Start, perhaps, by asking if the message is really that important? Then, who do you copy in, send blind copies to; how do you ensure that it leaves your outbox and lands up with the recipients?
Emails, however quaint they suddenly seem alongside their personal messaging cousins, have, for some time now, been documents of record. Computers are frequently the first objects to be removed by police investigating a variety of crimes. Following the recent riots, the police achieved convictions based on electronic messages inciting people to gather and pillage.
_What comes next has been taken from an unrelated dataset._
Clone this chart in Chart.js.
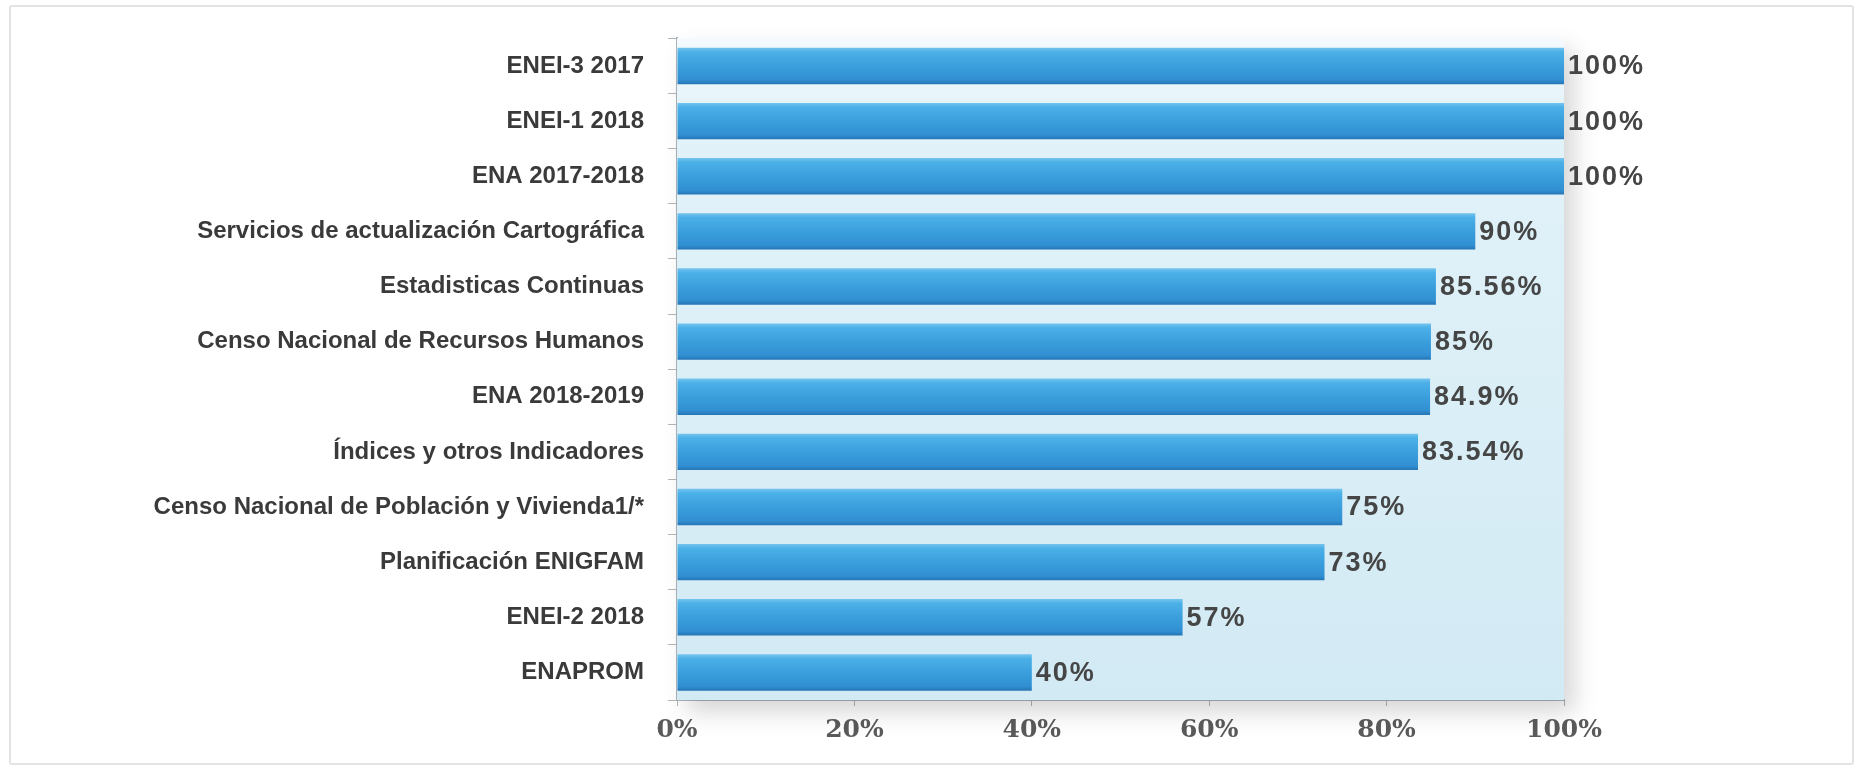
<!DOCTYPE html>
<html>
<head>
<meta charset="utf-8">
<script src="https://cdn.jsdelivr.net/npm/chart.js@4.4.1/dist/chart.umd.min.js"></script>
<style>
    html, body { margin: 0; padding: 0; background: #ffffff; }
    #wrap { position: relative; width: 1862px; height: 770px; }
    #frame { position: absolute; left: 9px; top: 5px; width: 1841px; height: 756px; border: 2px solid #e3e3e3; border-radius: 3px; pointer-events: none; }
</style>
</head>
<body>
<div id="wrap">
    <canvas id="avanceChart" width="1862" height="770"></canvas>
    <div id="frame"></div>
</div>
<script>
// data
let proyectos = ["ENEI-3 2017", "ENEI-1 2018", "ENA 2017-2018", "Servicios de actualización Cartográfica", "Estadisticas Continuas", "Censo Nacional de Recursos Humanos", "ENA 2018-2019", "Índices y otros Indicadores", "Censo Nacional de Población y Vivienda1/*", "Planificación ENIGFAM", "ENEI-2 2018", "ENAPROM"];
let avance = [100, 100, 100, 90, 85.56, 85, 84.9, 83.54, 75, 73, 57, 40];
let ticksX = [0, 20, 40, 60, 80, 100];

const BAR_PCT = 0.66;

// light blue plot background with a soft shadow
const plotBackground = {
    id: 'plotBackground',
    beforeDatasetsDraw(chart) {
        let ctx = chart.ctx;
        let a = chart.chartArea;
        ctx.save();
        let g = ctx.createLinearGradient(0, a.top, 0, a.bottom);
        g.addColorStop(0, '#f4fafd');
        g.addColorStop(0.12, '#e2f2f9');
        g.addColorStop(1, '#d2eaf4');
        ctx.shadowColor = 'rgba(0,0,0,0.16)';
        ctx.shadowBlur = 22;
        ctx.shadowOffsetX = 10;
        ctx.shadowOffsetY = 12;
        ctx.fillStyle = g;
        ctx.fillRect(a.left, a.top, a.right - a.left, a.bottom - a.top);
        ctx.restore();
    }
};

// value labels at the end of each bar
const valueLabels = {
    id: 'valueLabels',
    afterDatasetsDraw(chart) {
        let ctx = chart.ctx;
        let meta = chart.getDatasetMeta(0);
        ctx.save();
        ctx.font = 'bold 27px "Liberation Sans", Arial, sans-serif';
        ctx.fillStyle = '#454545';
        ctx.textAlign = 'left';
        ctx.textBaseline = 'middle';
        if ('letterSpacing' in ctx) ctx.letterSpacing = '2px';
        meta.data.forEach(function(bar, i) {
            ctx.fillText(avance[i] + '%', bar.x + 4, bar.y + 1);
        });
        ctx.restore();
    }
};

function barGradient(context) {
    let chart = context.chart;
    if (!chart.chartArea || !chart.scales.y) return '#3a9fdc';
    let y = chart.scales.y.getPixelForValue(context.dataIndex);
    let h = (chart.chartArea.bottom - chart.chartArea.top) / proyectos.length * BAR_PCT;
    let g = chart.ctx.createLinearGradient(0, y - h / 2, 0, y + h / 2);
    g.addColorStop(0, '#74c4ee');
    g.addColorStop(0.12, '#4cb0e8');
    g.addColorStop(0.5, '#3a9fdc');
    g.addColorStop(0.88, '#318fd2');
    g.addColorStop(1, '#2575b4');
    return g;
}

let ctxB = document.getElementById('avanceChart').getContext('2d');
let avanceChart = new Chart(ctxB, {
    type: 'bar',
    data: {
        labels: proyectos,
        datasets: [{
            data: avance,
            backgroundColor: barGradient,
            borderWidth: 0,
            barPercentage: BAR_PCT,
            categoryPercentage: 1
        }]
    },
    options: {
        indexAxis: 'y',
        responsive: false,
        animation: false,
        layout: { padding: { left: 10, right: 298, top: 32, bottom: 0 } },
        plugins: {
            legend: { display: false },
            tooltip: { enabled: false }
        },
        scales: {
            x: {
                min: 0,
                max: 100,
                afterBuildTicks(scale) {
                    scale.ticks = ticksX.map(v => ({ value: v }));
                },
                afterFit(scale) { scale.height = 70; },
                grid: { drawOnChartArea: false, drawTicks: true, tickLength: 6, color: '#b5b5b5' },
                border: { display: true, color: '#a9b4ba', width: 2 },
                ticks: {
                    padding: 9,
                    color: '#5a5a5a',
                    font: { family: '"DejaVu Serif", "Liberation Serif", serif', weight: 'bold', size: 25 },
                    callback: v => v + '%'
                }
            },
            y: {
                afterFit(scale) { scale.width = 667; },
                grid: { drawOnChartArea: false, drawTicks: true, tickLength: 9, color: '#b5b5b5' },
                border: { display: true, color: '#a9b4ba', width: 2 },
                ticks: {
                    padding: 24,
                    color: '#3a3a3a',
                    font: { family: '"Liberation Sans", Arial, sans-serif', weight: 'bold', size: 24 }
                }
            }
        }
    },
    plugins: [plotBackground, valueLabels]
});
</script>
</body>
</html>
The send button was enough to convict the transmitters of such messages.
The Archbishop of Canterbury, Dr Rowan Williams, reflecting theologically on what we mean by communication said recently that human beings are born to communicate: communication is a natural, intrinsic God-given gift which, when used creatively and responsibly, builds up communion and community.
The opposite is, of course, true. In the eye of a digital storm [where many of us sit uncomfortably at the moment with so many messages flying around] it is increasingly difficult to manage, distil and respond to the never ending in box and with its red flashing light, vibrations and tones. Responsibility and record keeping are important work ethic issues but, even more important, is the ability of human transmitters and receivers to, get away, reflect, be still.
A group of relatively young executives at the church I attend in London get together every so often to have a meal and to talk about work, home, life and faith. Many of them have young children. We sit there, trying to relax and switch off from the hand held devices which ridiculously dominate so many people’s lives. But it’s hard, and it’s not funny, and it can begin to wear you down.
Just look at any high street. So many people now walk, permanently staring at a 2 inch screen whilst pressing miniscule keypads unaware of what is going on around them.
The message is everything. Communication brings people together and makes people one. Human beings will always strive to express themselves, however many hurdles they have to overcome. Accountability is important. But, as the 20th century monk Thomas Merton suggests, after a busy working day: “Happiness is not a matter of intensity but of balance, order, rhythm and harmony.”